Data excerpt =>
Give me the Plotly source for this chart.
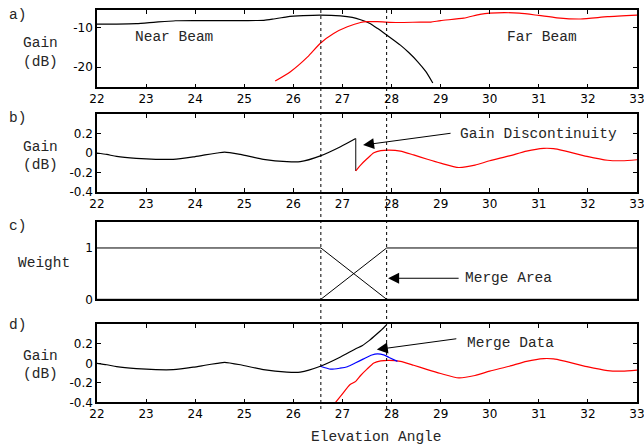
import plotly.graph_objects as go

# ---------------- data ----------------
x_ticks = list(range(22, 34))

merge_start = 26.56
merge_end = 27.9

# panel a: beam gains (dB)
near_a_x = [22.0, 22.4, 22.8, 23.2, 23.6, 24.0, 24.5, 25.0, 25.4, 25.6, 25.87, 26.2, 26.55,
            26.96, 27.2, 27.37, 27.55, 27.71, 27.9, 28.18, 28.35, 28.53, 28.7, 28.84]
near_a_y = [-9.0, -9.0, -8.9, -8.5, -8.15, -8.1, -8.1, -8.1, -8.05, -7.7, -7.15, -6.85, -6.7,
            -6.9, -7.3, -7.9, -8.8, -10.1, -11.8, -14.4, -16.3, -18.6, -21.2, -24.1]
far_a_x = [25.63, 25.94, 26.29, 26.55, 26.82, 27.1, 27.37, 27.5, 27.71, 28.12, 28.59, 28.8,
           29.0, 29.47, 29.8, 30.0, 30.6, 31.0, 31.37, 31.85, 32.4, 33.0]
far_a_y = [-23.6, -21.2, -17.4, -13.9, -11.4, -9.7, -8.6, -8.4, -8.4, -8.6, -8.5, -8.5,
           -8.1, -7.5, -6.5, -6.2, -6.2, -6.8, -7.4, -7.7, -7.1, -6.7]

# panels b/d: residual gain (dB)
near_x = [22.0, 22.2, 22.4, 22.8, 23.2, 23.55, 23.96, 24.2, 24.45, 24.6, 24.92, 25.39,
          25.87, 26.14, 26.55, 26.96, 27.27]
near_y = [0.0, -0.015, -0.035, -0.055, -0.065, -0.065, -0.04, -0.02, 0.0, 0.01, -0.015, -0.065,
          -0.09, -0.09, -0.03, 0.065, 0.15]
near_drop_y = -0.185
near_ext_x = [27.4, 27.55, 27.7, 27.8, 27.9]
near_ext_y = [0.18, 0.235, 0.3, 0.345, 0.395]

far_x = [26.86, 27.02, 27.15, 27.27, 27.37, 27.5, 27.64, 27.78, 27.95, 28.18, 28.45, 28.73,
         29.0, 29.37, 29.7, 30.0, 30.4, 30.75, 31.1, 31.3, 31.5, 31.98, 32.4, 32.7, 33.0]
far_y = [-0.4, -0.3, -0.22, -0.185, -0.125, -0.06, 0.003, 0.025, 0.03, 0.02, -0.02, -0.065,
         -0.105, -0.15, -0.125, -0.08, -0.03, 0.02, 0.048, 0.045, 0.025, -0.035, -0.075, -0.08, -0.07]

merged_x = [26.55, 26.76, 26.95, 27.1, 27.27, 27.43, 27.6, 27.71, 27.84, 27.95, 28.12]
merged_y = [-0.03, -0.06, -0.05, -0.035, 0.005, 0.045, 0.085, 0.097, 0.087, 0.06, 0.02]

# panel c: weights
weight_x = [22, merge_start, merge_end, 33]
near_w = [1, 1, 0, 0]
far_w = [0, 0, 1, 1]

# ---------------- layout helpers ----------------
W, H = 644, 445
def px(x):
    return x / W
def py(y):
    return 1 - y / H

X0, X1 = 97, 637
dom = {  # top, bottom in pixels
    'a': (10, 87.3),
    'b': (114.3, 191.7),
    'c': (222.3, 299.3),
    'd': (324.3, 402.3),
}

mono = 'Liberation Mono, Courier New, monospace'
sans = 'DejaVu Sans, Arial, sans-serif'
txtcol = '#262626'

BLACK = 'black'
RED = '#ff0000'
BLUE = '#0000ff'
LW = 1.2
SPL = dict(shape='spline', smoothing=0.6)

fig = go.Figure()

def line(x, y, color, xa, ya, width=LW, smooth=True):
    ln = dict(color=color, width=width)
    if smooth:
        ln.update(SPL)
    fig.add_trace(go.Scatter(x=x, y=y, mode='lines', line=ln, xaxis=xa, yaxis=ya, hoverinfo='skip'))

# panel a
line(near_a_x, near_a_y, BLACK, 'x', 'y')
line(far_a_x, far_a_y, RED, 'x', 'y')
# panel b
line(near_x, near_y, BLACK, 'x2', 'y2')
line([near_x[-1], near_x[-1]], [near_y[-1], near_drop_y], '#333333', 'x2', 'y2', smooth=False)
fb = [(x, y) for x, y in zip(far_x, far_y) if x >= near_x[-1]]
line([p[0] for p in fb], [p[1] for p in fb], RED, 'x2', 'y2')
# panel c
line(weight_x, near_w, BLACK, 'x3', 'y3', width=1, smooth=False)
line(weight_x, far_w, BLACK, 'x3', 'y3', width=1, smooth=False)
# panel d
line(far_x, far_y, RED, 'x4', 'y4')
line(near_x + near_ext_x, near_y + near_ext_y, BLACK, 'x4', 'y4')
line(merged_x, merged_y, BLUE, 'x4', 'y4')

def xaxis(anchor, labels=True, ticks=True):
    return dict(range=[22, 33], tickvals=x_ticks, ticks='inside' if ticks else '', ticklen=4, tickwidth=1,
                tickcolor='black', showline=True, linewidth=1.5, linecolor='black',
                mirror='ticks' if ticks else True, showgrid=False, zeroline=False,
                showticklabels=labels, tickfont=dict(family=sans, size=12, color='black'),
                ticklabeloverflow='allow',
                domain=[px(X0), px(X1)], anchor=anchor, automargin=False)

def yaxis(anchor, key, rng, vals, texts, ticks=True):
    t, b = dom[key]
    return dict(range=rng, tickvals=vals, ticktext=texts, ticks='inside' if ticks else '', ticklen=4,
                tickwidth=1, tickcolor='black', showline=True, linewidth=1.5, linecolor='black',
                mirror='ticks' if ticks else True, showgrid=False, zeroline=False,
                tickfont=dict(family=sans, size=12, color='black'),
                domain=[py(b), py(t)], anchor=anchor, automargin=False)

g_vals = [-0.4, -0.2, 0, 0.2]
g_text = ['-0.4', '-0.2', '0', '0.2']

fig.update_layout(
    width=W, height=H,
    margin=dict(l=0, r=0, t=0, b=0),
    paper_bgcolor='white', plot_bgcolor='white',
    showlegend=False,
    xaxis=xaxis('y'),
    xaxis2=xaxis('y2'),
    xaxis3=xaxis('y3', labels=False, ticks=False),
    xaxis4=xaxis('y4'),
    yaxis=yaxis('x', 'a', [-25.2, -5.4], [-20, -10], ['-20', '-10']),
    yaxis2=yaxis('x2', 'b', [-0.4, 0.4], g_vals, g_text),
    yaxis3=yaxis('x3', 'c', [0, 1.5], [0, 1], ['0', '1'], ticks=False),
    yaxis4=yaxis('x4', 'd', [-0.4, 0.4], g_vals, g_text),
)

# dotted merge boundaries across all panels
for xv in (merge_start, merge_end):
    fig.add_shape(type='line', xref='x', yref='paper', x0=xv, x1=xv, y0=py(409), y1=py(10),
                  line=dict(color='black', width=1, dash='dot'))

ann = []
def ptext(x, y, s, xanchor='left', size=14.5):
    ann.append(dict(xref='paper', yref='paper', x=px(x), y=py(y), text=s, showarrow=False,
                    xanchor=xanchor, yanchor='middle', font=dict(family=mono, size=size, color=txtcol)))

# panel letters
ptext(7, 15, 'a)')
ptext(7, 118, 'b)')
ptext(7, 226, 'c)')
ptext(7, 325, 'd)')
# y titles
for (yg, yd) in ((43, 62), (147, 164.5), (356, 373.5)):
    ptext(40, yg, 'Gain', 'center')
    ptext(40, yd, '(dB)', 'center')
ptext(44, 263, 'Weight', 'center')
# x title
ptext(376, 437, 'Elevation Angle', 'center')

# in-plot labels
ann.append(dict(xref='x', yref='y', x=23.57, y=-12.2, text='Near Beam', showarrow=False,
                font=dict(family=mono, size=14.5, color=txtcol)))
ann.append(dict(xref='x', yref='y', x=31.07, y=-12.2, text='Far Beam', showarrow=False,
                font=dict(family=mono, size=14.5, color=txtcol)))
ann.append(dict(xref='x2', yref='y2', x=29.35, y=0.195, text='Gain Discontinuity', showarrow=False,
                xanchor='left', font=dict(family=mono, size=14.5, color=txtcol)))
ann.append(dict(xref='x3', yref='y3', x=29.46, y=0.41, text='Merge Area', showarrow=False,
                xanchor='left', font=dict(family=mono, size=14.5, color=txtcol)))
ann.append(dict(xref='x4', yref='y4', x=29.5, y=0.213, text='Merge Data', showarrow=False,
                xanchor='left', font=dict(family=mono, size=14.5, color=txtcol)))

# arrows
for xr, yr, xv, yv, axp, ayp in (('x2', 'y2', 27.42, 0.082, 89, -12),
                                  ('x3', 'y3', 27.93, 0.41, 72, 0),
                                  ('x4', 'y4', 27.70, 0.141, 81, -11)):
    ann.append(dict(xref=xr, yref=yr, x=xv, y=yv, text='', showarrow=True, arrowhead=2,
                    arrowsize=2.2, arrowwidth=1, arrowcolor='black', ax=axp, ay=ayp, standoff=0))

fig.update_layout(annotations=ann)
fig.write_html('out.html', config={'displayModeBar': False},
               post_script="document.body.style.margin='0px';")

Exercise requirements =>
Every line from the start of the listing above through the line with "merge_end = 27.9" should be repeated exactly; skip the pictures and add nothing else.

Full response =>
Give me the Plotly source for this chart.
import plotly.graph_objects as go

# ---------------- data ----------------
x_ticks = list(range(22, 34))

merge_start = 26.56
merge_end = 27.9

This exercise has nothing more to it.